Microstructure Formations Resulting from Nanosecond and Picosecond Laser Irradiation of a Ti-Based Alloy under Controlled Atmospheric Conditions and Optimization of the Irradiation Process

This paper presents a study and comparison of surface effects induced by picosecond and nanosecond laser modification of a Ti6Al4V alloy surface under different ambient conditions: air and argon- and nitrogen-rich atmospheres. Detailed surface characterization was performed for all experimental conditions. Damage threshold fluences for picosecond and nanosecond laser irradiation in all three ambient conditions were determined. The observed surface features were a resolidified pool of molten material, craters, hydrodynamic effects and parallel periodic surface structures. Laser-induced periodic surface structures are formed by multi-mode-beam nanosecond laser action and picosecond laser action. Crown-like structures at crater rims are specific features for picosecond Nd:YAG laser action in argon-rich ambient conditions.

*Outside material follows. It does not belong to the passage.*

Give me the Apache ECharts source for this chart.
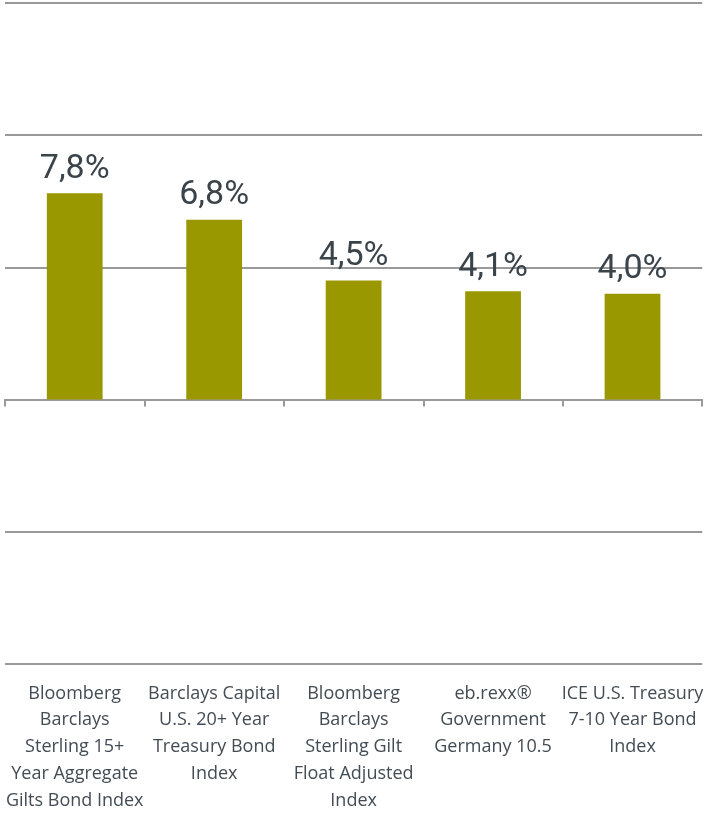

Elemental analysis of the surfaces indicated nitride compound formation only in the nitrogen-rich ambient conditions. The constituents of the formed plasma were also investigated. Exploring the impact of process control parameters on output responses has been undertaken within the context of laser modification under different environmental conditions. Parametric optimization of the nanosecond laser modification was carried out by implementing an advanced method based on Taguchi's parametric design and multivariate statistical techniques, and optimal settings are proposed for each atmosphere.